Tek Bunkeri's humane and sensitive inquiry into the political excavation of feelings and memory continued at the premiere of the documentary In Search of Poetry at Agimi Art Center. The film immerses viewers in a collective recall of hidden histories of communist labor camps, where detainees were stripped of political rights and made to work in heavy construction or mining labor. The narrative follows a 75-year-old man who was incarcerated in Spac Prison at the age of 28. During his forced labor building a housing complex, he hid a little paper treasure in the walls: a friend's poetry. Entering the flats now owned by new tenants, we see how time connects. How the present is bent and enjoined to collaborate in shedding light on the past, and how material structures hold memory that state narratives try to bury.

Fig.10

The weekend spun across the city, offering visibility to neighborhoods and regional initiatives, including Bazement Art Space. There, I observed three older men, clearly not from the art world, making space among us, waiting to see themselves in the wall-sized video projection. It was a refreshing encounter after days of seeing the same faces before the different artworks. Their presence made it clear that community involvement behind Blerta Hoçia's solo show, Whispers Under the Relentless March, had resonated in the neighborhood. Hoçia's inquiry listens to faint murmurs beneath the accelerating sounds of change: workers in labor struggles seek to safeguard the landscape from extraction, and courtyards where longtime residents built enclosed altars to the passing of time are fixed in photographs. Here, the voices of those men inhabiting the courtyards are, at last, given a platform.
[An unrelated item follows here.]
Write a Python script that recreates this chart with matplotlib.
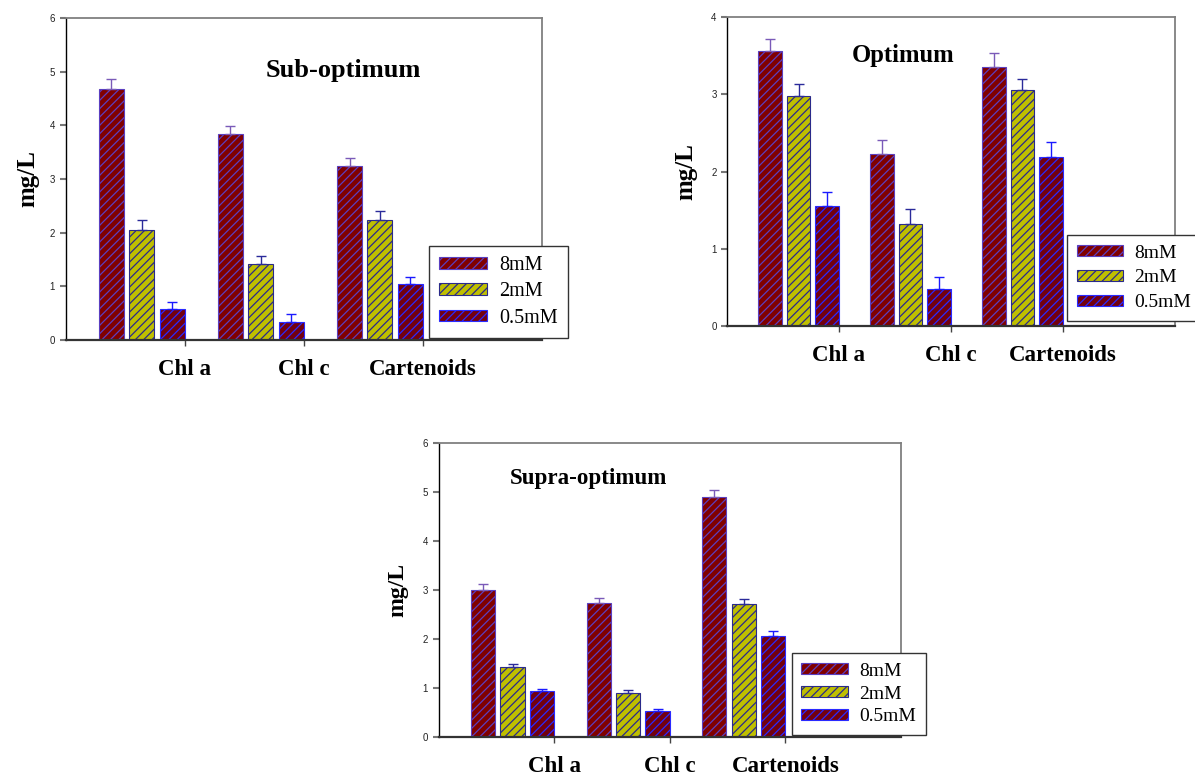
import numpy as np
import matplotlib
matplotlib.use("Agg")
import matplotlib.pyplot as plt

plt.rcParams['hatch.linewidth'] = 0.9

categories = ["Chl a", "Chl c", "Cartenoids"]
series = ["8mM", "2mM", "0.5mM"]

# Sub-optimum light
sub_8 = [4.68, 3.83, 3.25]
sub_2 = [2.05, 1.42, 2.24]
sub_05 = [0.57, 0.335, 1.04]
sub_err_8 = [0.18, 0.15, 0.14]
sub_err_2 = [0.18, 0.15, 0.16]
sub_err_05 = [0.13, 0.145, 0.13]

# Optimum light
opt_8 = [3.56, 2.23, 3.35]
opt_2 = [2.98, 1.32, 3.05]
opt_05 = [1.55, 0.48, 2.19]
opt_err_8 = [0.15, 0.18, 0.18]
opt_err_2 = [0.15, 0.19, 0.15]
opt_err_05 = [0.18, 0.15, 0.19]

# Supra-optimum light
sup_8 = [2.99, 2.74, 4.90]
sup_2 = [1.435, 0.905, 2.71]
sup_05 = [0.945, 0.53, 2.07]
sup_err_8 = [0.13, 0.10, 0.15]
sup_err_2 = [0.045, 0.055, 0.11]
sup_err_05 = [0.035, 0.04, 0.09]

face = ["#800000", "#bfbf00", "#720010"]
edge = ["#5b3fc0", "#2a2a8a", "#2a2aff"]
errc = ["#7a5ab8", "#2a2a9a", "#1a1aff"]
offsets = [-0.615, -0.36, -0.105]
width = 0.21

W, H = 1195, 777
serif = "Liberation Serif"
sans = "Liberation Sans"


def draw_panel(fig, box, means, errs, ymax, title, title_xy, title_size,
               cat_size, leg_xy, leg_size, leg_space, ylab_size, ylab_dx):
    l, t, r, b = box
    ax = fig.add_axes([l / W, 1 - b / H, (r - l) / W, (b - t) / H])
    x = np.arange(1, len(categories) + 1)
    for i in range(3):
        ax.bar(x + offsets[i], means[i], width, color=face[i],
               edgecolor=edge[i], linewidth=0.8, hatch="////",
               label=series[i], zorder=2)
        ax.errorbar(x + offsets[i], means[i],
                    yerr=[np.zeros(len(x)), errs[i]], fmt="none",
                    ecolor=errc[i], elinewidth=1.0, capsize=3.6,
                    capthick=1.0, zorder=3)
    ax.set_xlim(0, 4)
    ax.set_ylim(0, ymax)
    ax.set_yticks(np.arange(0, ymax + 1))
    ax.set_xticks(x)
    ax.set_xticklabels(categories, fontfamily=serif, fontweight="bold",
                       fontsize=cat_size)
    ax.tick_params(axis="x", length=4, width=1, color="#444444", pad=10)
    ax.tick_params(axis="y", length=4.5, width=1.5, color="#777777",
                   labelsize=7, labelcolor="#222222", pad=3)
    for lbl in ax.get_yticklabels():
        lbl.set_fontfamily(sans)
    ax.spines["left"].set_color("black")
    ax.spines["left"].set_linewidth(1.0)
    ax.spines["bottom"].set_color("#333333")
    ax.spines["bottom"].set_linewidth(1.6)
    for s in ("top", "right"):
        ax.spines[s].set_color("#808080")
        ax.spines[s].set_linewidth(1.3)
    ax.set_ylabel("mg/L", fontfamily=serif, fontweight="bold",
                  fontsize=ylab_size, va="center")
    ax.yaxis.set_label_coords(-ylab_dx / (r - l), 0.5)
    ax.text(title_xy[0], title_xy[1], title, fontfamily=serif,
            fontweight="bold", fontsize=title_size, ha="center",
            va="center")
    leg = ax.legend(loc="upper left",
                    bbox_to_anchor=(leg_xy[0] / W, 1 - leg_xy[1] / H),
                    bbox_transform=fig.transFigure,
                    prop={"family": serif, "size": leg_size},
                    fancybox=False, edgecolor="#333333", framealpha=1,
                    handlelength=2.4, handleheight=0.52,
                    handletextpad=0.57, labelspacing=leg_space,
                    borderpad=0.5, borderaxespad=0)
    leg.get_frame().set_linewidth(1.0)
    leg.set_zorder(5)
    return ax


fig = plt.figure(figsize=(W / 100, H / 100), dpi=100)

draw_panel(fig, (65.5, 18, 542, 340),
           [sub_8, sub_2, sub_05], [sub_err_8, sub_err_2, sub_err_05],
           6, "Sub-optimum", (2.334, 5.03), 19, 16.5,
           (429, 246), 14.5, 0.36, 18, 38)
draw_panel(fig, (727, 17, 1174.5, 326),
           [opt_8, opt_2, opt_05], [opt_err_8, opt_err_2, opt_err_05],
           4, "Optimum", (1.571, 3.50), 17.7, 16.5,
           (1067, 235), 14, 0.4, 18, 41)
draw_panel(fig, (438.5, 443, 901, 737),
           [sup_8, sup_2, sup_05], [sup_err_8, sup_err_2, sup_err_05],
           6, "Supra-optimum", (1.30, 5.27), 16.6, 16.5,
           (791.5, 653), 14, 0.3, 17, 41)

fig.savefig("out.png", dpi=100)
My last night concluded at Bar Thaka in a gentrified neighborhood, Blloku, described by local youth as where former spies would drink coffee in the morning, and now hipsters go there to get drunk in the evening, a loop of hegemonic generational substitution. Covered in wooden panels with a rustic atmosphere where you could buy Albanian wine, raki, and meatball sandwiches, it hosted the last chapter of Re-Enacting a Fable. Gerta Xhaferaj presented on the bar's screen, normally dedicated to football matches, a video installation reflecting on migration and the doubling of the body during travel; the body in motion searches itself by following other bodies on the streets. An ambient live sound performance by zerocase & nica2cica and Sindi Ziu offered additional reflection on the city's zones of silence amid its otherwise pervasive clamor.

Fig.11

Tirana, with a past that forces us to confront the ruthless violence of every ideological position fixated in totalitarian structures, and with an inextinguishable desire to confront such histories, enchanted me. From a deep wound that traverses time and mends its ruptures, art emerges as a confession of unresolvedness and an admission of its own insufficiency as a singular catalyst for self-inquiry and renewal of imagination.
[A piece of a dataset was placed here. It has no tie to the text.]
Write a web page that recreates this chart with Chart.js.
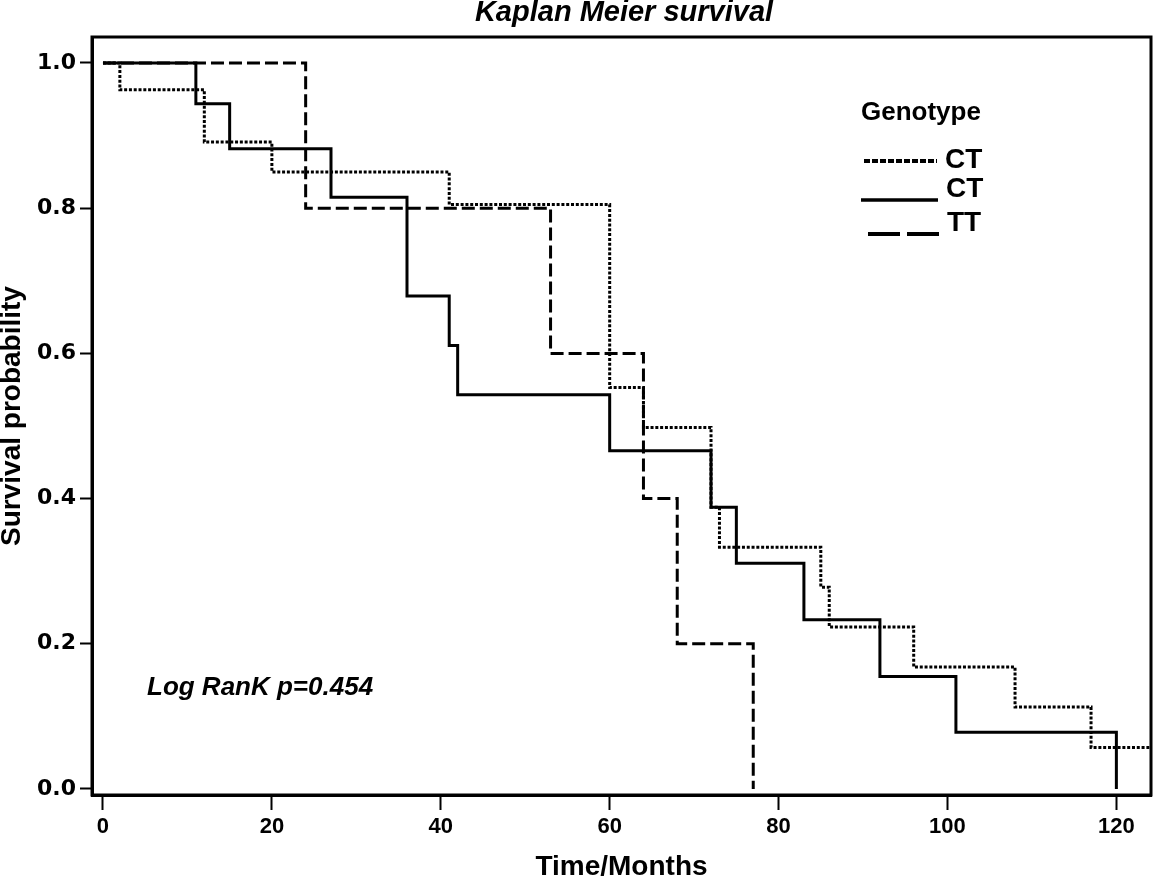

But Tirana’s Art Weekend does more: it calls us to observe all the forces redrawing the outline of the city and the cultural habits of its inhabitants, and, therefore, it demands we examine the infrastructures upholding it. This rhizomatic conceptual endeavour offers a template for regions where capitalist development defines spaces and communities (while systematically ignoring the cultural infrastructures that might resist it). By mapping the urgent needs of both institutional and grassroots art scenes, charting where they align and where they diverge, the initiative builds collective pressure on those in power to address cultural precarity. The question that emerges is whether such grassroots power can become a vector for genuine autonomy, or whether it will remain a disposable supplement to the pervasive capitalist system.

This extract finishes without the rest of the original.